Wednesday, October 20, 2010

Sensemaking and The Librarian-Teacher

Perhaps this isn't the appropriate stance for a prospective librarian to be, but I feel like we're more embedded in the "information as a thing" school, rather than the "information as a evolutionary process" school. Obviously a person coming to us trying to use information to grow, reassess old information and provide pathways to new information would come to a librarian. Regardless of what we do, we direct that evolution in the method we use to help them get their information, which information they get, and which information they don't get.

It's a problem I met when I was working on my circulation building exercise. I found information I considered to be not merely irrelevant but dangerously erroneous, and could I really be considered to be informing them on Islam if I gave them a book titled "How Islam is Destroying America" full of fearmongering and deliberate misinformation?

Working in a library, the question asked most often of me (as a glorified receptionist) is "I don't know what I need to know". This is also the question I remember asking a lot as a kid, and even trying to do research projects. A patron trying to build a bridge may not know what a bridge is, so to speak.

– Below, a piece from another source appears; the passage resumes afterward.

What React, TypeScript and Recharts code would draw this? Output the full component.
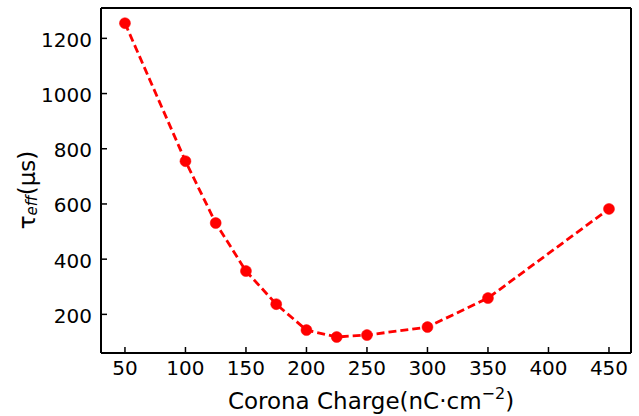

Of the three methods laid out in the "User Centered Information Service" article, I think Cthulhu's method is the best. Kulthau, I was close. Morris describes it as the most specific, and it is, but as an overarching methodology (learning how to draw a cat by watching Kulthau draw a pony, metaphorically) learning to recognize different stages in your patron's research and help them accordingly strikes me as the most valuable, and not merely because it was the only one I could easily understand.